Brief: Retype nothing but the lines from the start of the material up to and including the line with "b2 = ax.bar(x". Pictures don't belong in the copy.

(Dataset records)
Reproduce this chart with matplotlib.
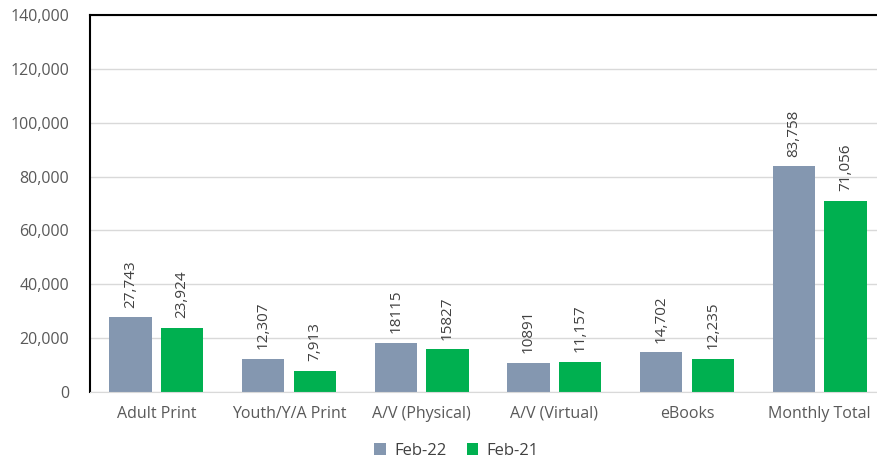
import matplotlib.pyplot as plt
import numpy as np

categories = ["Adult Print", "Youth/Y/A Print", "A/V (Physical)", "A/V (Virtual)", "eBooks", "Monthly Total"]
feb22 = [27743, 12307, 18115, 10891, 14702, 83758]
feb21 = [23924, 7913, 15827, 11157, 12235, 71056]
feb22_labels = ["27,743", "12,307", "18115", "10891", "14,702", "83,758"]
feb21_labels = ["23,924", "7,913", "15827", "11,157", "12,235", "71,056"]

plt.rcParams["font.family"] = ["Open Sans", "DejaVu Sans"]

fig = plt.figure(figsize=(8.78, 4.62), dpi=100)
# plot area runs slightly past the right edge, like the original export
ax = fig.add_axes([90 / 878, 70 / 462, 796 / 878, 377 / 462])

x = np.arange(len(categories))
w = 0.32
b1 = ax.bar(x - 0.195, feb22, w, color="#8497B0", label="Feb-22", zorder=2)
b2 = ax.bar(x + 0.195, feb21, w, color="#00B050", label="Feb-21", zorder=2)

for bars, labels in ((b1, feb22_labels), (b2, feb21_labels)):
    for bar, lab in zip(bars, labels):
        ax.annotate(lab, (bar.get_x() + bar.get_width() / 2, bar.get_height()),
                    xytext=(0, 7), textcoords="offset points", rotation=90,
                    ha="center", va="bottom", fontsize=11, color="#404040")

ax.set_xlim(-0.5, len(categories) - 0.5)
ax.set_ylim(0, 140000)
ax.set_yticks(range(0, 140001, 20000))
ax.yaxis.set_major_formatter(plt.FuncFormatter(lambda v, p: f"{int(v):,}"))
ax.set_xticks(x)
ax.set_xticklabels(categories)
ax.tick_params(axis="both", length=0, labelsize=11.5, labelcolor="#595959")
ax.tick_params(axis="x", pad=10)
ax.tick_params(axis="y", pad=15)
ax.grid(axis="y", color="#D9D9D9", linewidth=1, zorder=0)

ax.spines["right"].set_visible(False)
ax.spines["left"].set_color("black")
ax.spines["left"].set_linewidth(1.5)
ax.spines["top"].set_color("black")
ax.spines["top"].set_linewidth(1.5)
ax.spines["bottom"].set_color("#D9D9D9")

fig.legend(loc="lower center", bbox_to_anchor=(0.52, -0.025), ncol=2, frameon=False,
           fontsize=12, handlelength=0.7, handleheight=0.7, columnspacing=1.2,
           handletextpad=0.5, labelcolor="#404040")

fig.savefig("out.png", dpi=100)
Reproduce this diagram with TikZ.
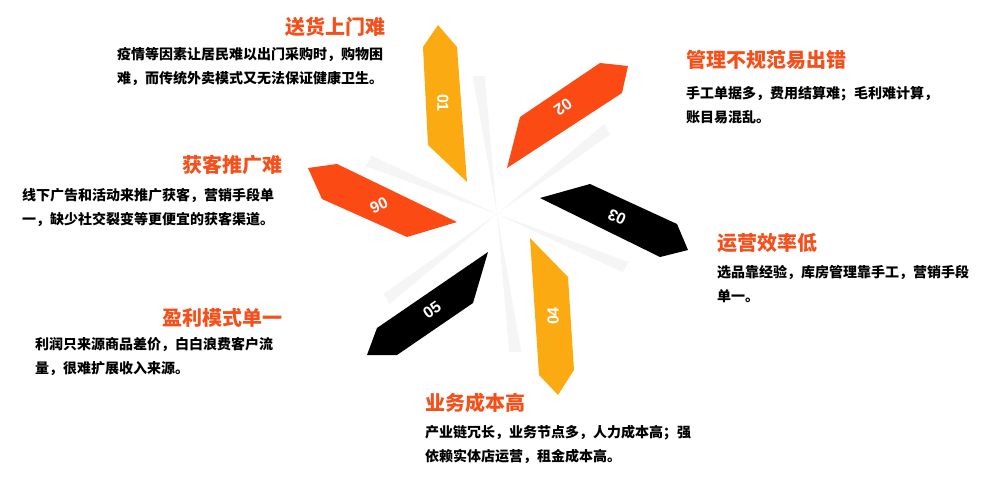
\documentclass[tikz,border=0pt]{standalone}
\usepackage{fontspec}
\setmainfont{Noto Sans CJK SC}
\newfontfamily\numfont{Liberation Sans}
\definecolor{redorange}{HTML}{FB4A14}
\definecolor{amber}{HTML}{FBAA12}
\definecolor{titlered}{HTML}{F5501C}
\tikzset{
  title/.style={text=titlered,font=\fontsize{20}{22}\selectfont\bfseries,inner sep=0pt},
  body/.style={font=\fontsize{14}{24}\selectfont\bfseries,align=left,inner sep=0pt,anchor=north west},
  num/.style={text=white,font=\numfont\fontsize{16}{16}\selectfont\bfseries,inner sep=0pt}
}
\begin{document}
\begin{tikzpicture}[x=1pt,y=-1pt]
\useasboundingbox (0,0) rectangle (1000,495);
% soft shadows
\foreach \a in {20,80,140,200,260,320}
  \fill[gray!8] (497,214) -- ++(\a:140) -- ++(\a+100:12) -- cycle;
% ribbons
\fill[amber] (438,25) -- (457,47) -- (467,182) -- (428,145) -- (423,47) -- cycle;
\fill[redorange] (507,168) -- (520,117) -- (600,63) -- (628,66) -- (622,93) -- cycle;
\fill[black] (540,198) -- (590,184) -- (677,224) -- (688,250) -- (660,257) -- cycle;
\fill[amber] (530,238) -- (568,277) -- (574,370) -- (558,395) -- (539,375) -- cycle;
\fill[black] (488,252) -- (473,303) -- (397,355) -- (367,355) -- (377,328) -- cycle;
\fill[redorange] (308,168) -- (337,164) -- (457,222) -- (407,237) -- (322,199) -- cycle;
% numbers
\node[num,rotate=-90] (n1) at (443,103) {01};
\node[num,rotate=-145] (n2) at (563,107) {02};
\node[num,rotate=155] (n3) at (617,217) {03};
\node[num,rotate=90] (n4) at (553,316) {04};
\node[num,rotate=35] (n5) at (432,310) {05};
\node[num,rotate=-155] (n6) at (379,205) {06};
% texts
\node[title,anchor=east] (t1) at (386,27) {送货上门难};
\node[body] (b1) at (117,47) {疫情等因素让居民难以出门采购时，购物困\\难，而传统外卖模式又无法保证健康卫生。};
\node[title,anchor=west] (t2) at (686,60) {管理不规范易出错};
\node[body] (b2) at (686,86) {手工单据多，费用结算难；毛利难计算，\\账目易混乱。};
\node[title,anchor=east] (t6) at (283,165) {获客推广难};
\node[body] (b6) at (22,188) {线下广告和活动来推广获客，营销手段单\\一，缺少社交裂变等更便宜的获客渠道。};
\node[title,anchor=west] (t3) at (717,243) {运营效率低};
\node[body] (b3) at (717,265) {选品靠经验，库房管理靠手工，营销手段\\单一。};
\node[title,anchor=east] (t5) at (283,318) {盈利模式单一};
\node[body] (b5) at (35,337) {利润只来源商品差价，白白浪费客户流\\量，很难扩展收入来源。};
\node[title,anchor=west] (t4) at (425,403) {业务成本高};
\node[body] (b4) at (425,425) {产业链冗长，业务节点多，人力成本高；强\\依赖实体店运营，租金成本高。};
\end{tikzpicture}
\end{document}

Result for this exercise:
Reproduce this chart with matplotlib.
import matplotlib.pyplot as plt
import numpy as np

categories = ["Adult Print", "Youth/Y/A Print", "A/V (Physical)", "A/V (Virtual)", "eBooks", "Monthly Total"]
feb22 = [27743, 12307, 18115, 10891, 14702, 83758]
feb21 = [23924, 7913, 15827, 11157, 12235, 71056]
feb22_labels = ["27,743", "12,307", "18115", "10891", "14,702", "83,758"]
feb21_labels = ["23,924", "7,913", "15827", "11,157", "12,235", "71,056"]

plt.rcParams["font.family"] = ["Open Sans", "DejaVu Sans"]

fig = plt.figure(figsize=(8.78, 4.62), dpi=100)
# plot area runs slightly past the right edge, like the original export
ax = fig.add_axes([90 / 878, 70 / 462, 796 / 878, 377 / 462])

x = np.arange(len(categories))
w = 0.32
b1 = ax.bar(x - 0.195, feb22, w, color="#8497B0", label="Feb-22", zorder=2)
b2 = ax.bar(x + 0.195, feb21, w, color="#00B050", label="Feb-21", zorder=2)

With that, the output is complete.